Instructions to follow: Reproduce the full listing below unchanged, apart from the pictures.

**********

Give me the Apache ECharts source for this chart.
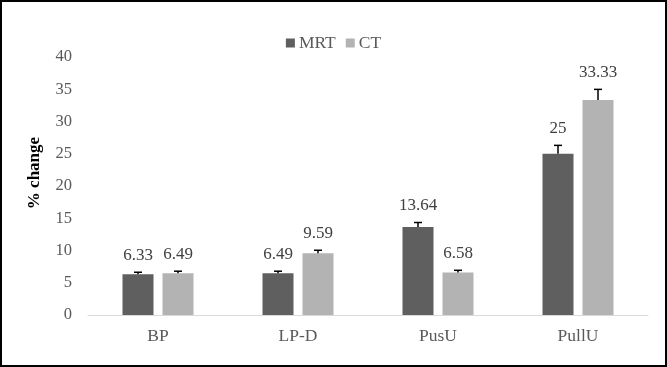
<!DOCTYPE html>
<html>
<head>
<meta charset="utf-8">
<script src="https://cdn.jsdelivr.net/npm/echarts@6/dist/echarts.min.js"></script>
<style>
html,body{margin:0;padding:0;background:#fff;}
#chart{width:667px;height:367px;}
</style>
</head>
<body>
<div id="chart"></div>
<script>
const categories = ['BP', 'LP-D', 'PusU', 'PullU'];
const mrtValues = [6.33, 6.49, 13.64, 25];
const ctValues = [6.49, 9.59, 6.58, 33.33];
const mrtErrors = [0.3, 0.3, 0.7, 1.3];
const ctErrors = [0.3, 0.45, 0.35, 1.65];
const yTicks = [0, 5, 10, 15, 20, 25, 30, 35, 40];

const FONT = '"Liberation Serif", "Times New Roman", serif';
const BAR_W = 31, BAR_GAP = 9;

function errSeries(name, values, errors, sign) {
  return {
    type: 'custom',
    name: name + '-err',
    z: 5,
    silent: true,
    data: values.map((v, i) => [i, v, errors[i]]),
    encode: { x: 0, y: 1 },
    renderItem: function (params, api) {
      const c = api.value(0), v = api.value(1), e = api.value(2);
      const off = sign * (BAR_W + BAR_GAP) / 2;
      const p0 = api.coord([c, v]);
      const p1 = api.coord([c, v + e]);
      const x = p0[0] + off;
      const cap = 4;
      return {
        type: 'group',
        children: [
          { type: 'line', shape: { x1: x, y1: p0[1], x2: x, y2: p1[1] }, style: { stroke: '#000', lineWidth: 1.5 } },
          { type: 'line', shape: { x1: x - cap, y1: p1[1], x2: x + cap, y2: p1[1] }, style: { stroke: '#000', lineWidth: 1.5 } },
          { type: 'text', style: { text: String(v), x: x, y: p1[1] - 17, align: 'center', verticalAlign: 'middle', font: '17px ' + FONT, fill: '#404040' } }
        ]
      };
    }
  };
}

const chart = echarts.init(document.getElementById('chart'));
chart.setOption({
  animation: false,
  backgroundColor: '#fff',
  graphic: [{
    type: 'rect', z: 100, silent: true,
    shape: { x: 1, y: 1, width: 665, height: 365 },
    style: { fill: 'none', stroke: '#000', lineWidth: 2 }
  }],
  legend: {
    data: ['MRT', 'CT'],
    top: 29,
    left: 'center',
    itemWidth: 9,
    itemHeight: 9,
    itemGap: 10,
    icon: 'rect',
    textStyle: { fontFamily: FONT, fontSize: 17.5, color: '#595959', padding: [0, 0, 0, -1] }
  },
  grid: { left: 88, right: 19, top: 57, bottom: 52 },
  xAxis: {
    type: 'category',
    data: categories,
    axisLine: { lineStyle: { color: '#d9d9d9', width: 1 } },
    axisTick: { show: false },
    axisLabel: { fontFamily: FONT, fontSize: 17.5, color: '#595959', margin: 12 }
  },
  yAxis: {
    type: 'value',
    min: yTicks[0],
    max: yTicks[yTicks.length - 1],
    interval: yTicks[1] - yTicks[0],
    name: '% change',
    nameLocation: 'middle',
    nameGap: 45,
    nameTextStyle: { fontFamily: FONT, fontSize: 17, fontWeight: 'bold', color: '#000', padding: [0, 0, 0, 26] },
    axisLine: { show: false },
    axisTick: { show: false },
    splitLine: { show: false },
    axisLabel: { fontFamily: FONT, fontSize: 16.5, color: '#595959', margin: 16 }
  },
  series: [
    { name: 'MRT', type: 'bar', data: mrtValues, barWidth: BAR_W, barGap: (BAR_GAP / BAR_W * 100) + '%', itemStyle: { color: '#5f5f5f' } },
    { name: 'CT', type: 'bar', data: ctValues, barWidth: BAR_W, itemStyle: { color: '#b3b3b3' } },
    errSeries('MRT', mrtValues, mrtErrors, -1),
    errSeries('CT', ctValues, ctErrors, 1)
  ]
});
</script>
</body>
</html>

**********

The completed task:
Give me the Apache ECharts source for this chart.
<!DOCTYPE html>
<html>
<head>
<meta charset="utf-8">
<script src="https://cdn.jsdelivr.net/npm/echarts@6/dist/echarts.min.js"></script>
<style>
html,body{margin:0;padding:0;background:#fff;}
#chart{width:667px;height:367px;}
</style>
</head>
<body>
<div id="chart"></div>
<script>
const categories = ['BP', 'LP-D', 'PusU', 'PullU'];
const mrtValues = [6.33, 6.49, 13.64, 25];
const ctValues = [6.49, 9.59, 6.58, 33.33];
const mrtErrors = [0.3, 0.3, 0.7, 1.3];
const ctErrors = [0.3, 0.45, 0.35, 1.65];
const yTicks = [0, 5, 10, 15, 20, 25, 30, 35, 40];

const FONT = '"Liberation Serif", "Times New Roman", serif';
const BAR_W = 31, BAR_GAP = 9;

function errSeries(name, values, errors, sign) {
  return {
    type: 'custom',
    name: name + '-err',
    z: 5,
    silent: true,
    data: values.map((v, i) => [i, v, errors[i]]),
    encode: { x: 0, y: 1 },
    renderItem: function (params, api) {
      const c = api.value(0), v = api.value(1), e = api.value(2);
      const off = sign * (BAR_W + BAR_GAP) / 2;
      const p0 = api.coord([c, v]);
      const p1 = api.coord([c, v + e]);
      const x = p0[0] + off;
      const cap = 4;
      return {
        type: 'group',
        children: [
          { type: 'line', shape: { x1: x, y1: p0[1], x2: x, y2: p1[1] }, style: { stroke: '#000', lineWidth: 1.5 } },
          { type: 'line', shape: { x1: x - cap, y1: p1[1], x2: x + cap, y2: p1[1] }, style: { stroke: '#000', lineWidth: 1.5 } },
          { type: 'text', style: { text: String(v), x: x, y: p1[1] - 17, align: 'center', verticalAlign: 'middle', font: '17px ' + FONT, fill: '#404040' } }
        ]
      };
    }
  };
}

const chart = echarts.init(document.getElementById('chart'));
chart.setOption({
  animation: false,
  backgroundColor: '#fff',
  graphic: [{
    type: 'rect', z: 100, silent: true,
    shape: { x: 1, y: 1, width: 665, height: 365 },
    style: { fill: 'none', stroke: '#000', lineWidth: 2 }
  }],
  legend: {
    data: ['MRT', 'CT'],
    top: 29,
    left: 'center',
    itemWidth: 9,
    itemHeight: 9,
    itemGap: 10,
    icon: 'rect',
    textStyle: { fontFamily: FONT, fontSize: 17.5, color: '#595959', padding: [0, 0, 0, -1] }
  },
  grid: { left: 88, right: 19, top: 57, bottom: 52 },
  xAxis: {
    type: 'category',
    data: categories,
    axisLine: { lineStyle: { color: '#d9d9d9', width: 1 } },
    axisTick: { show: false },
    axisLabel: { fontFamily: FONT, fontSize: 17.5, color: '#595959', margin: 12 }
  },
  yAxis: {
    type: 'value',
    min: yTicks[0],
    max: yTicks[yTicks.length - 1],
    interval: yTicks[1] - yTicks[0],
    name: '% change',
    nameLocation: 'middle',
    nameGap: 45,
    nameTextStyle: { fontFamily: FONT, fontSize: 17, fontWeight: 'bold', color: '#000', padding: [0, 0, 0, 26] },
    axisLine: { show: false },
    axisTick: { show: false },
    splitLine: { show: false },
    axisLabel: { fontFamily: FONT, fontSize: 16.5, color: '#595959', margin: 16 }
  },
  series: [
    { name: 'MRT', type: 'bar', data: mrtValues, barWidth: BAR_W, barGap: (BAR_GAP / BAR_W * 100) + '%', itemStyle: { color: '#5f5f5f' } },
    { name: 'CT', type: 'bar', data: ctValues, barWidth: BAR_W, itemStyle: { color: '#b3b3b3' } },
    errSeries('MRT', mrtValues, mrtErrors, -1),
    errSeries('CT', ctValues, ctErrors, 1)
  ]
});
</script>
</body>
</html>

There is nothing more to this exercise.